Print exactly the lines from the first one down to the line containing "0.925, 0.963, 1.0];", both ends included, with no pictures and nothing else.
□ □ □ □ □
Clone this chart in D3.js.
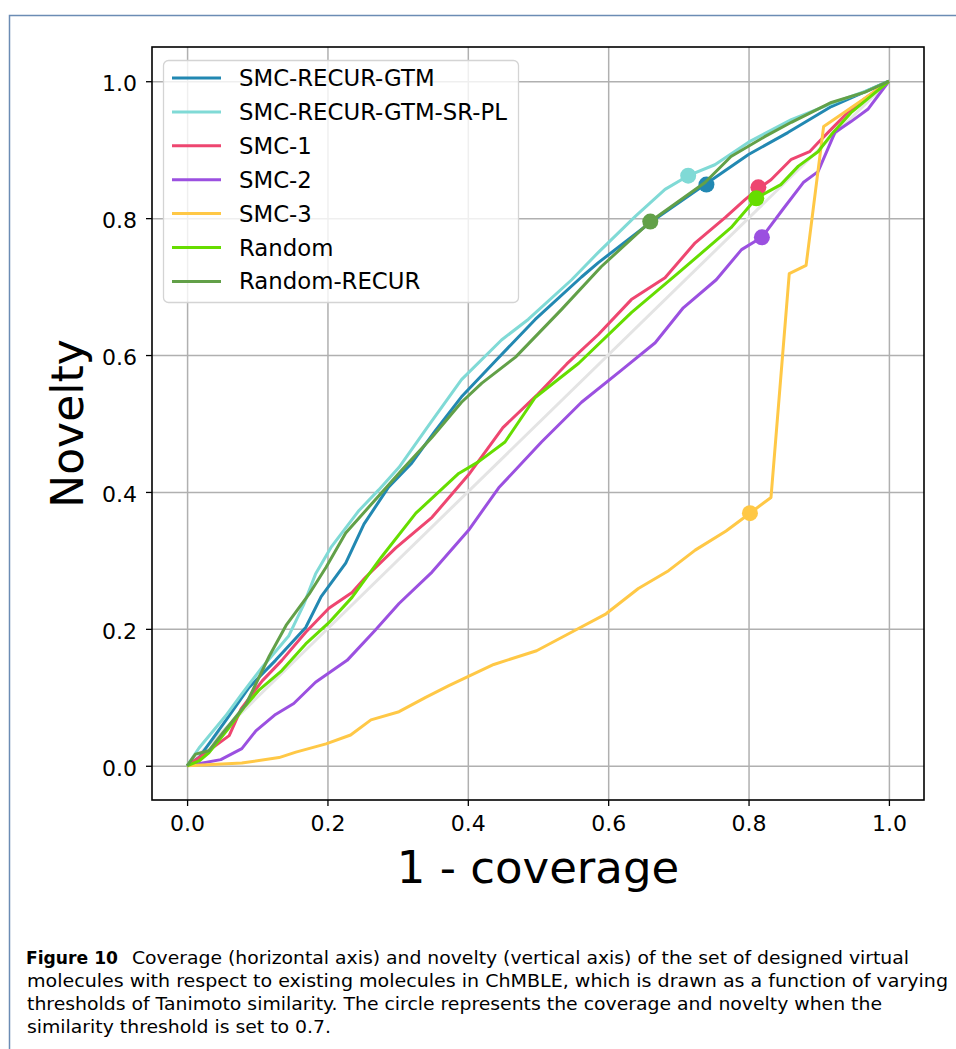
<!DOCTYPE html>
<html>
<head>
<meta charset="utf-8">
<script src="https://cdn.jsdelivr.net/npm/d3@7"></script>
<style>
  html, body { margin: 0; padding: 0; background: #fff; }
  svg { display: block; }
</style>
</head>
<body>
<svg id="chart" width="956" height="1049"></svg>
<script>
// ---------------- data ----------------
const seriesNames = ["SMC-RECUR-GTM", "SMC-RECUR-GTM-SR-PL", "SMC-1", "SMC-2", "SMC-3", "Random", "Random-RECUR"];
const seriesColors = ["#2288b2", "#80dad6", "#ee4670", "#9b50e0", "#ffc846", "#66dd00", "#62a048"];

const gtmX = [0, 0.017, 0.055, 0.088, 0.126, 0.169, 0.191, 0.226, 0.252, 0.287, 0.32, 0.354, 0.391, 0.44, 0.496, 0.562, 0.586, 0.662, 0.738, 0.8, 0.856, 0.918, 1.0];
const gtmY = [0, 0.012, 0.066, 0.114, 0.154, 0.202, 0.247, 0.296, 0.353, 0.407, 0.442, 0.49, 0.539, 0.592, 0.652, 0.714, 0.735, 0.795, 0.849, 0.893, 0.925, 0.963, 1.0];

const gtmSrX = [0, 0.017, 0.055, 0.078, 0.107, 0.145, 0.166, 0.183, 0.205, 0.245, 0.273, 0.302, 0.344, 0.391, 0.448, 0.486, 0.548, 0.586, 0.639, 0.681, 0.714, 0.752, 0.8, 0.861, 0.927, 0.966, 1.0];
const gtmSrY = [0, 0.026, 0.073, 0.105, 0.144, 0.19, 0.235, 0.28, 0.319, 0.373, 0.403, 0.436, 0.497, 0.564, 0.622, 0.652, 0.71, 0.75, 0.803, 0.842, 0.862, 0.878, 0.911, 0.944, 0.971, 0.985, 1.0];

const smc1X = [0, 0.024, 0.06, 0.077, 0.107, 0.135, 0.169, 0.202, 0.235, 0.254, 0.297, 0.349, 0.401, 0.45, 0.498, 0.541, 0.586, 0.633, 0.681, 0.724, 0.767, 0.795, 0.814, 0.832, 0.861, 0.887, 0.899, 0.918, 0.942, 0.965, 1.0];
const smc1Y = [0, 0.017, 0.044, 0.083, 0.124, 0.154, 0.195, 0.23, 0.253, 0.275, 0.318, 0.363, 0.425, 0.494, 0.541, 0.587, 0.63, 0.681, 0.713, 0.764, 0.801, 0.827, 0.843, 0.856, 0.886, 0.897, 0.91, 0.93, 0.955, 0.974, 1.0];

const smc2X = [0, 0.048, 0.078, 0.098, 0.126, 0.152, 0.183, 0.228, 0.268, 0.302, 0.349, 0.401, 0.444, 0.505, 0.562, 0.619, 0.667, 0.707, 0.754, 0.79, 0.819, 0.849, 0.878, 0.899, 0.923, 0.946, 0.97, 1.0];
const smc2Y = [0, 0.009, 0.025, 0.051, 0.075, 0.091, 0.122, 0.154, 0.198, 0.237, 0.283, 0.344, 0.406, 0.473, 0.531, 0.578, 0.618, 0.669, 0.71, 0.754, 0.772, 0.813, 0.852, 0.868, 0.925, 0.941, 0.959, 1.0];

const smc3X = [0, 0.078, 0.131, 0.155, 0.198, 0.233, 0.262, 0.302, 0.34, 0.373, 0.437, 0.498, 0.555, 0.597, 0.643, 0.686, 0.724, 0.768, 0.802, 0.832, 0.858, 0.882, 0.907, 0.93, 0.97, 1.0];
const smc3Y = [0, 0.004, 0.012, 0.02, 0.032, 0.045, 0.067, 0.079, 0.1, 0.117, 0.148, 0.168, 0.199, 0.222, 0.259, 0.285, 0.315, 0.343, 0.369, 0.392, 0.719, 0.731, 0.934, 0.95, 0.978, 1.0];

const randX = [0, 0.017, 0.031, 0.06, 0.081, 0.102, 0.135, 0.169, 0.202, 0.235, 0.277, 0.326, 0.387, 0.415, 0.453, 0.496, 0.558, 0.633, 0.7, 0.775, 0.811, 0.846, 0.871, 0.899, 0.918, 0.946, 0.974, 1.0];
const randY = [0, 0.007, 0.019, 0.056, 0.085, 0.11, 0.139, 0.178, 0.209, 0.246, 0.305, 0.369, 0.427, 0.444, 0.473, 0.538, 0.588, 0.662, 0.72, 0.786, 0.829, 0.849, 0.876, 0.897, 0.922, 0.954, 0.978, 1.0];

const randRecX = [0, 0.012, 0.031, 0.05, 0.084, 0.117, 0.141, 0.174, 0.198, 0.226, 0.259, 0.306, 0.349, 0.391, 0.42, 0.468, 0.533, 0.59, 0.66, 0.738, 0.775, 0.823, 0.861, 0.918, 0.966, 1.0];
const randRecY = [0, 0.017, 0.022, 0.047, 0.09, 0.16, 0.205, 0.251, 0.29, 0.34, 0.378, 0.432, 0.48, 0.531, 0.559, 0.597, 0.666, 0.729, 0.795, 0.852, 0.89, 0.919, 0.94, 0.969, 0.984, 1.0];

// circles: threshold 0.7
const markerX = [0.74, 0.714, 0.814, 0.819, 0.802, 0.811, 0.66];
const markerY = [0.849, 0.862, 0.845, 0.772, 0.369, 0.829, 0.795];

const diagX = [0, 1];
const diagY = [0, 1];

const tickValues = [0, 0.2, 0.4, 0.6, 0.8, 1.0];
const xLabel = "1 - coverage";
const yLabel = "Novelty";
const captionBold = "Figure 10";
const captionLines = [
  "Coverage (horizontal axis) and novelty (vertical axis) of the set of designed virtual",
  "molecules with respect to existing molecules in ChMBLE, which is drawn as a function of varying",
  "thresholds of Tanimoto similarity. The circle represents the coverage and novelty when the",
  "similarity threshold is set to 0.7."
];

const allX = [gtmX, gtmSrX, smc1X, smc2X, smc3X, randX, randRecX];
const allY = [gtmY, gtmSrY, smc1Y, smc2Y, smc3Y, randY, randRecY];

// ---------------- drawing ----------------
const svg = d3.select("#chart");
const FONT = "DejaVu Sans, sans-serif";

// page frame
svg.append("rect")
  .attr("x", 9.5).attr("y", 15.5).attr("width", 1000).attr("height", 1100)
  .attr("fill", "none").attr("stroke", "#6b8cb4").attr("stroke-width", 1.5);

const L = 152, R = 924, T = 47, B = 800;
const x = d3.scaleLinear().domain([-0.05, 1.05]).range([L, R]);
const y = d3.scaleLinear().domain([-0.05, 1.05]).range([B, T]);

svg.append("defs").append("clipPath").attr("id", "clip")
  .append("rect").attr("x", L).attr("y", T).attr("width", R - L).attr("height", B - T);

// grid
const gridX = svg.append("g").attr("transform", `translate(0,${B})`)
  .call(d3.axisBottom(x).tickValues(tickValues).tickSize(-(B - T)).tickFormat(""));
gridX.select(".domain").remove();
gridX.selectAll("line").attr("stroke", "#b0b0b0").attr("stroke-width", 1.5);

const gridY = svg.append("g").attr("transform", `translate(${L},0)`)
  .call(d3.axisLeft(y).tickValues(tickValues).tickSize(-(R - L)).tickFormat(""));
gridY.select(".domain").remove();
gridY.selectAll("line").attr("stroke", "#b0b0b0").attr("stroke-width", 1.5);

const plot = svg.append("g").attr("clip-path", "url(#clip)");
const line = d3.line().x(d => x(d[0])).y(d => y(d[1]));

// diagonal reference
plot.append("path")
  .attr("d", line(d3.zip(diagX, diagY)))
  .attr("fill", "none").attr("stroke", "#e4e4e4").attr("stroke-width", 3);

seriesNames.forEach((name, i) => {
  plot.append("path")
    .attr("d", line(d3.zip(allX[i], allY[i])))
    .attr("fill", "none")
    .attr("stroke", seriesColors[i])
    .attr("stroke-width", 3)
    .attr("stroke-linejoin", "round");
  plot.append("circle")
    .attr("cx", x(markerX[i])).attr("cy", y(markerY[i]))
    .attr("r", 8).attr("fill", seriesColors[i]);
});

// axes
const fmt = d3.format(".1f");
const ax = svg.append("g").attr("transform", `translate(0,${B})`)
  .call(d3.axisBottom(x).tickValues(tickValues).tickSize(6).tickPadding(9).tickFormat(fmt));
ax.select(".domain").remove();
ax.selectAll("line").attr("stroke", "#000").attr("stroke-width", 1.3);
ax.selectAll("text").attr("font-family", FONT).attr("font-size", 22).attr("fill", "#000");

const ay = svg.append("g").attr("transform", `translate(${L},0)`)
  .call(d3.axisLeft(y).tickValues(tickValues).tickSize(6).tickPadding(9).tickFormat(fmt));
ay.select(".domain").remove();
ay.selectAll("line").attr("stroke", "#000").attr("stroke-width", 1.3);
ay.selectAll("text").attr("font-family", FONT).attr("font-size", 22).attr("fill", "#000").attr("dy", "0.43em");

// spines
svg.append("rect").attr("x", L).attr("y", T).attr("width", R - L).attr("height", B - T)
  .attr("fill", "none").attr("stroke", "#000").attr("stroke-width", 1.6);

// axis labels
svg.append("text").attr("x", (L + R) / 2).attr("y", 883)
  .attr("text-anchor", "middle").attr("font-family", FONT).attr("font-size", 45)
  .text(xLabel);
svg.append("text").attr("transform", `translate(83,${(T + B) / 2}) rotate(-90)`)
  .attr("text-anchor", "middle").attr("font-family", FONT).attr("font-size", 44)
  .text(yLabel);

// legend
const lg = svg.append("g");
lg.append("rect").attr("x", 163.5).attr("y", 60.5).attr("width", 355).attr("height", 242).attr("rx", 5)
  .attr("fill", "#fff").attr("fill-opacity", 0.8).attr("stroke", "#d4d4d4").attr("stroke-width", 1.3);
seriesNames.forEach((name, i) => {
  const yy = 78 + i * 33.9;
  lg.append("line").attr("x1", 172).attr("x2", 221).attr("y1", yy).attr("y2", yy)
    .attr("stroke", seriesColors[i]).attr("stroke-width", 3);
  lg.append("text").attr("x", 239).attr("y", yy + 8)
    .attr("font-family", FONT).attr("font-size", 22.8).text(name);
});

// caption
const capFont = "DejaVu Sans, sans-serif";
const baselines = [964, 987, 1010, 1033];
const capStarts = [132, 27, 27, 27];
const capEnds = [909, 948, 882, 331];
svg.append("text").attr("x", 26).attr("y", baselines[0])
  .attr("font-family", capFont).attr("font-size", 18).attr("font-weight", "bold")
  .attr("textLength", 92).attr("lengthAdjust", "spacingAndGlyphs")
  .text(captionBold);
captionLines.forEach((t, i) => {
  svg.append("text").attr("x", capStarts[i]).attr("y", baselines[i])
    .attr("font-family", capFont).attr("font-size", 18)
    .attr("textLength", capEnds[i] - capStarts[i]).attr("lengthAdjust", "spacingAndGlyphs")
    .text(t);
});
</script>
</body>
</html>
□ □ □ □ □
SOLUTION BELOW
Clone this chart in D3.js.
<!DOCTYPE html>
<html>
<head>
<meta charset="utf-8">
<script src="https://cdn.jsdelivr.net/npm/d3@7"></script>
<style>
  html, body { margin: 0; padding: 0; background: #fff; }
  svg { display: block; }
</style>
</head>
<body>
<svg id="chart" width="956" height="1049"></svg>
<script>
// ---------------- data ----------------
const seriesNames = ["SMC-RECUR-GTM", "SMC-RECUR-GTM-SR-PL", "SMC-1", "SMC-2", "SMC-3", "Random", "Random-RECUR"];
const seriesColors = ["#2288b2", "#80dad6", "#ee4670", "#9b50e0", "#ffc846", "#66dd00", "#62a048"];

const gtmX = [0, 0.017, 0.055, 0.088, 0.126, 0.169, 0.191, 0.226, 0.252, 0.287, 0.32, 0.354, 0.391, 0.44, 0.496, 0.562, 0.586, 0.662, 0.738, 0.8, 0.856, 0.918, 1.0];
const gtmY = [0, 0.012, 0.066, 0.114, 0.154, 0.202, 0.247, 0.296, 0.353, 0.407, 0.442, 0.49, 0.539, 0.592, 0.652, 0.714, 0.735, 0.795, 0.849, 0.893, 0.925, 0.963, 1.0];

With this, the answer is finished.